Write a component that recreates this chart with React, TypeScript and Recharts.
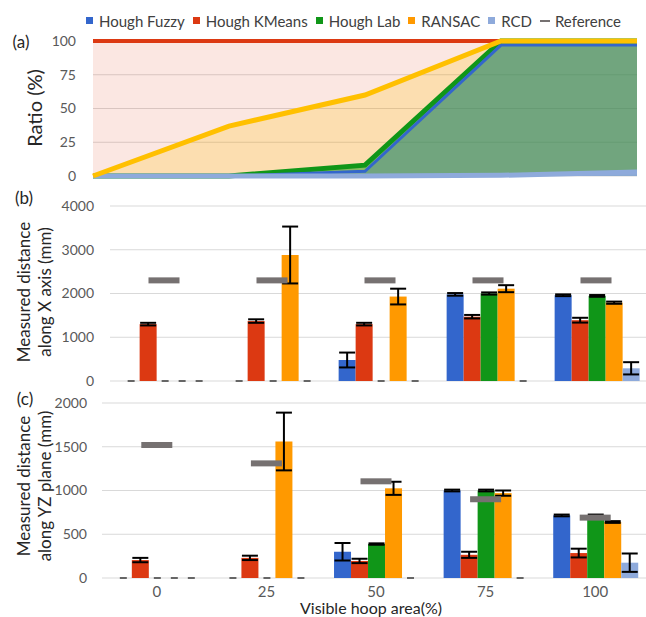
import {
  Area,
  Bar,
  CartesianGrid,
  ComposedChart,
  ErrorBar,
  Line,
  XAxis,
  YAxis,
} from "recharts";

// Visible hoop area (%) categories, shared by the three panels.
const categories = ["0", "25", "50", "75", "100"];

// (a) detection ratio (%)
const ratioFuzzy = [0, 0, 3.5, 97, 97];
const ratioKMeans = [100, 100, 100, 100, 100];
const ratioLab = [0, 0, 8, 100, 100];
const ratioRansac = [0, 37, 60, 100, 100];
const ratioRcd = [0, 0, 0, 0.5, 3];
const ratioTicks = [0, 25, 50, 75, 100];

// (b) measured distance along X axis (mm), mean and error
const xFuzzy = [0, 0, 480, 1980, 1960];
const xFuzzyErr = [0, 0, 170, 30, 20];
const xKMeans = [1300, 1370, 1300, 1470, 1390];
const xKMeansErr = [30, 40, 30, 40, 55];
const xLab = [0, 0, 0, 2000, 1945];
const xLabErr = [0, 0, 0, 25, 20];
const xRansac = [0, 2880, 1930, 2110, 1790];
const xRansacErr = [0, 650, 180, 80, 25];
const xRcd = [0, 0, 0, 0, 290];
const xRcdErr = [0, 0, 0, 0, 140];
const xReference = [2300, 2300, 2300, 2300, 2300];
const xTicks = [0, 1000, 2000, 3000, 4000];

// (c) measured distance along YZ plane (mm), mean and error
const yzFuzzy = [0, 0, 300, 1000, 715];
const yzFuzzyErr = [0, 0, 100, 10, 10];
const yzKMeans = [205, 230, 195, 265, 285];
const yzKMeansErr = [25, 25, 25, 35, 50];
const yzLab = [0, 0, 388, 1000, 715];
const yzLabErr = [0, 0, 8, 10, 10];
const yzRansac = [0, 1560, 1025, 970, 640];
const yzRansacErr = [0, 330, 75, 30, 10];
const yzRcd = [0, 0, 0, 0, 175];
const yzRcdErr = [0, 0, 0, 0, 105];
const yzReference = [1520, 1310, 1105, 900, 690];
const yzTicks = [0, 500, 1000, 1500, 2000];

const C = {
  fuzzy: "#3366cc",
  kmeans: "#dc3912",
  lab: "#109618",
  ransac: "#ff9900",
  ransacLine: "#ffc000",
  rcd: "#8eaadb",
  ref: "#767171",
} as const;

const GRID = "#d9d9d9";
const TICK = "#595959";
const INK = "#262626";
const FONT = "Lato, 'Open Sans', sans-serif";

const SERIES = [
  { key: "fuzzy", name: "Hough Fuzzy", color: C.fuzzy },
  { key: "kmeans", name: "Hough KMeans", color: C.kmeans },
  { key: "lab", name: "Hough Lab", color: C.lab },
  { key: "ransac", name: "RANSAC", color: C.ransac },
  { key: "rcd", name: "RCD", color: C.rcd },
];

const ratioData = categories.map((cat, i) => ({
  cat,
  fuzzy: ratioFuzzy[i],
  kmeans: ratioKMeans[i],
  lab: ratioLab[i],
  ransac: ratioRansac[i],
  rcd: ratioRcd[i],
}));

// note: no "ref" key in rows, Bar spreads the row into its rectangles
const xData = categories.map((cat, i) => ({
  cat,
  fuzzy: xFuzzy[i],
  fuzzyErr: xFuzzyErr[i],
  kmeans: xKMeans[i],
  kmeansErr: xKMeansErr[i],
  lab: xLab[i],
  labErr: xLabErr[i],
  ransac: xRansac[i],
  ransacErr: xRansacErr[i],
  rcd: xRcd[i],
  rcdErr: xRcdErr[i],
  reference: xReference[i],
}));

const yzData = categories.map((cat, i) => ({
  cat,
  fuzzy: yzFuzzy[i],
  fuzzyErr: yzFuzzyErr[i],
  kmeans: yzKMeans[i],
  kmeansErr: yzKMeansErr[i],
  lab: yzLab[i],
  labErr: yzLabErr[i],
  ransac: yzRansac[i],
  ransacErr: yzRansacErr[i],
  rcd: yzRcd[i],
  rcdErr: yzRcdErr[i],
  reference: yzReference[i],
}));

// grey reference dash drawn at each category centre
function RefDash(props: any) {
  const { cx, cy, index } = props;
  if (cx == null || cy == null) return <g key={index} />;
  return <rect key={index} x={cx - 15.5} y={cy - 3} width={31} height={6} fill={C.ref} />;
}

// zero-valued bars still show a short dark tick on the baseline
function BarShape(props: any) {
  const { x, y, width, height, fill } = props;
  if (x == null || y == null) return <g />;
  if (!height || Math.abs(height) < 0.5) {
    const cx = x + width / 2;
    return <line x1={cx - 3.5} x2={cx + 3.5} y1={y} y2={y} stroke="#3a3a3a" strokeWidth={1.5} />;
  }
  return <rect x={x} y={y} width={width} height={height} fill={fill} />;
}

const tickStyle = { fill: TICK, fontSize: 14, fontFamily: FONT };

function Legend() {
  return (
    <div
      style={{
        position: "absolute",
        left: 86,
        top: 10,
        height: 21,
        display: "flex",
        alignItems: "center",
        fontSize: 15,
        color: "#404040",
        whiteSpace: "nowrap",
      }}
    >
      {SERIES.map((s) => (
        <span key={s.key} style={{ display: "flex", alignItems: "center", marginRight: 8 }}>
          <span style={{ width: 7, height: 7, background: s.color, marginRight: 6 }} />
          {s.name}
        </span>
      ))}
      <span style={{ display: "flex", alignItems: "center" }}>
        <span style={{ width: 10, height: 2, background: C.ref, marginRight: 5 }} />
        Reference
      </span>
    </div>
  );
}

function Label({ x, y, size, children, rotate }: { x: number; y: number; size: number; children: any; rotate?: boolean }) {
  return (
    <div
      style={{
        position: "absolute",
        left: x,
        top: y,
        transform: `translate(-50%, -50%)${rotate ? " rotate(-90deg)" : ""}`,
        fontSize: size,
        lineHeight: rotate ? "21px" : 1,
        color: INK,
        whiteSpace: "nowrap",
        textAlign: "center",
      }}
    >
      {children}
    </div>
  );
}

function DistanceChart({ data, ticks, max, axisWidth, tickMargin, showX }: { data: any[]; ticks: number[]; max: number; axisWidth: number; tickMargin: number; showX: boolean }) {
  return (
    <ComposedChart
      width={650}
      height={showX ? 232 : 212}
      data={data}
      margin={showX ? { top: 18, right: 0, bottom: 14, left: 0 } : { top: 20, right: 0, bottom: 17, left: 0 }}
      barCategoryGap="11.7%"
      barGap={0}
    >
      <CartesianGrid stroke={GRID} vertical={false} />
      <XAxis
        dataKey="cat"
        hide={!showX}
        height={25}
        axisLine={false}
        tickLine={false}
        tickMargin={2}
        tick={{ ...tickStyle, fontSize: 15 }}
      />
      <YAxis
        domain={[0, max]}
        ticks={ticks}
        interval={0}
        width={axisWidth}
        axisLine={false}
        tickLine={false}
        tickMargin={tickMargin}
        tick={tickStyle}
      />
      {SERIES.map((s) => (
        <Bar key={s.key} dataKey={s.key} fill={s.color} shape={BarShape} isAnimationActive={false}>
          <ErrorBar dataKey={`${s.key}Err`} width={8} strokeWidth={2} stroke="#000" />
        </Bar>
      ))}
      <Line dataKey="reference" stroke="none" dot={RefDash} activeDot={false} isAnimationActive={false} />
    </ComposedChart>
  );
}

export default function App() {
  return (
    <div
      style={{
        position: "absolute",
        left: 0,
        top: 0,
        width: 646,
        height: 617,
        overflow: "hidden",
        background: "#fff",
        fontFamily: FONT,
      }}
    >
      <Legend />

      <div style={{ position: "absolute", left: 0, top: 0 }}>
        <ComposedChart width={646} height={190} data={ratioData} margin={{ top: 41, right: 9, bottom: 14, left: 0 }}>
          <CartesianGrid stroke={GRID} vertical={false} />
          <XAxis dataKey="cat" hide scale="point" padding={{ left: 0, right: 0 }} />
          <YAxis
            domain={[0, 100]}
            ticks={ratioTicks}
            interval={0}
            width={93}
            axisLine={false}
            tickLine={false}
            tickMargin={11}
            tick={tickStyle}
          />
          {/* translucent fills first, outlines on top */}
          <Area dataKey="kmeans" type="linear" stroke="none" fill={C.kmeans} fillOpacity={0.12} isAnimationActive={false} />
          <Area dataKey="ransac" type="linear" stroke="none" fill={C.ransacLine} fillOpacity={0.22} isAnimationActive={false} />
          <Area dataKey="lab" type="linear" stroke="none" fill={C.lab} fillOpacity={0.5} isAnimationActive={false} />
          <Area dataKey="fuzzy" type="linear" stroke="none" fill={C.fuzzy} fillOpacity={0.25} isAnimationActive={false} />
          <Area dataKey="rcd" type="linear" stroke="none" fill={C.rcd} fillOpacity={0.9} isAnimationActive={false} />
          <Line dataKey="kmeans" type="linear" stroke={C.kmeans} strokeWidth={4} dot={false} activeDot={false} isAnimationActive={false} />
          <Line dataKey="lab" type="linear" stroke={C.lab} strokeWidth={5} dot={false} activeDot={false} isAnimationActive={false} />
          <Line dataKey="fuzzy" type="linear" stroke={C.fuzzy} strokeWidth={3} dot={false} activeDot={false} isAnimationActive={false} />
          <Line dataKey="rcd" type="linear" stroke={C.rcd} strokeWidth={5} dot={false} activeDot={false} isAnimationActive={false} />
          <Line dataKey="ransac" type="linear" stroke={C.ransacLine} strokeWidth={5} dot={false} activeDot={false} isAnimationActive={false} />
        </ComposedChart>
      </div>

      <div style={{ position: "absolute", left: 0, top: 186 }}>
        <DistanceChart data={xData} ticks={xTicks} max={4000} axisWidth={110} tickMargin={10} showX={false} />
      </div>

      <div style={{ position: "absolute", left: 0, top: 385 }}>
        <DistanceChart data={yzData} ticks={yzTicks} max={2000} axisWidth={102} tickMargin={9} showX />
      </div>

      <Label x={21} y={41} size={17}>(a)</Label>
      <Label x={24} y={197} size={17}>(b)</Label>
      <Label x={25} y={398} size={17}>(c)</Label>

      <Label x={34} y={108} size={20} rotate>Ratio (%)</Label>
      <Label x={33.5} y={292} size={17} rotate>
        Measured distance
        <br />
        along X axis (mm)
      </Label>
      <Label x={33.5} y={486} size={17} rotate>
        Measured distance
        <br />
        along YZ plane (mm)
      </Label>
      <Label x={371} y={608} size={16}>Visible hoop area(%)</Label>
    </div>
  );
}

- - - -

YOUR OBJECTIVE:
Begin at the first line of the data above and repeat each line exactly, stopping after the line containing "const xTicks = [0, 1000, 2000, 3000, 4000];". Omit the pictures.

WRITTEN ANSWER:
Write a component that recreates this chart with React, TypeScript and Recharts.
import {
  Area,
  Bar,
  CartesianGrid,
  ComposedChart,
  ErrorBar,
  Line,
  XAxis,
  YAxis,
} from "recharts";

// Visible hoop area (%) categories, shared by the three panels.
const categories = ["0", "25", "50", "75", "100"];

// (a) detection ratio (%)
const ratioFuzzy = [0, 0, 3.5, 97, 97];
const ratioKMeans = [100, 100, 100, 100, 100];
const ratioLab = [0, 0, 8, 100, 100];
const ratioRansac = [0, 37, 60, 100, 100];
const ratioRcd = [0, 0, 0, 0.5, 3];
const ratioTicks = [0, 25, 50, 75, 100];

// (b) measured distance along X axis (mm), mean and error
const xFuzzy = [0, 0, 480, 1980, 1960];
const xFuzzyErr = [0, 0, 170, 30, 20];
const xKMeans = [1300, 1370, 1300, 1470, 1390];
const xKMeansErr = [30, 40, 30, 40, 55];
const xLab = [0, 0, 0, 2000, 1945];
const xLabErr = [0, 0, 0, 25, 20];
const xRansac = [0, 2880, 1930, 2110, 1790];
const xRansacErr = [0, 650, 180, 80, 25];
const xRcd = [0, 0, 0, 0, 290];
const xRcdErr = [0, 0, 0, 0, 140];
const xReference = [2300, 2300, 2300, 2300, 2300];
const xTicks = [0, 1000, 2000, 3000, 4000];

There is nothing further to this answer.